For the record, Lisa, your alliterations and internal rhymes melted me. Really nice and well-written, your poem. :thumbl:


----------



## Chesters Daughter (Apr 14, 2012)

My dearest Fuhrer, I'm a wee bit confused, love. The poll is still open, are you being told otherwise? As for your contribution to the record, you are always so abundantly kind and generous when it comes to my stuff. I am super pleased you enjoyed and thank you profusely for making my week. Now it's off to the haberdasher for larger hats to accommodate my swelling head, lol, you spoil me terribly, kind sir.


----------



## TheFuhrer02 (Apr 15, 2012)

Chester's Daughter said:


> My dearest Fuhrer, I'm a wee bit confused, love. The poll is still open, are you being told otherwise?


 
It's still open? Hmm... It's already closed for me. 



Chester's Daughter said:


> As for your contribution to the record, you are always so abundantly kind and generous when it comes to my stuff. I am super pleased you enjoyed and thank you profusely for making my week. Now it's off to the haberdasher for larger hats to accommodate my swelling head, lol, you spoil me terribly, kind sir.

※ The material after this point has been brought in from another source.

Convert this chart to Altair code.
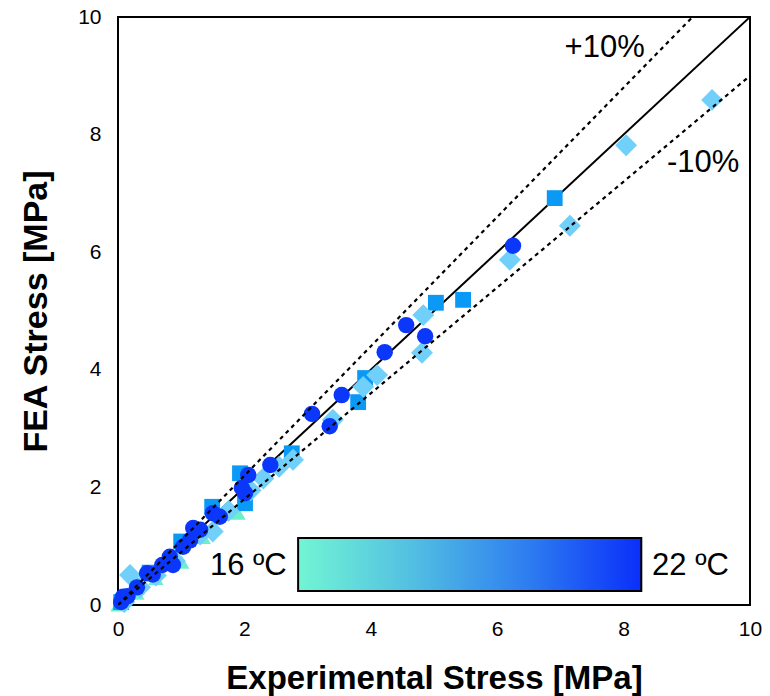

Haha. You're welcome. And your works really are good. :thumbl:


----------



## candid petunia (Apr 15, 2012)

Chester's Daughter said:


> My dearest Fuhrer, I'm a wee bit confused, love. The poll is still open, are you being told otherwise?


Haha I'm confused now too, the poll shows/showed closed.


----------



## Baron (Apr 15, 2012)

The poll is closed, end of confusion.


----------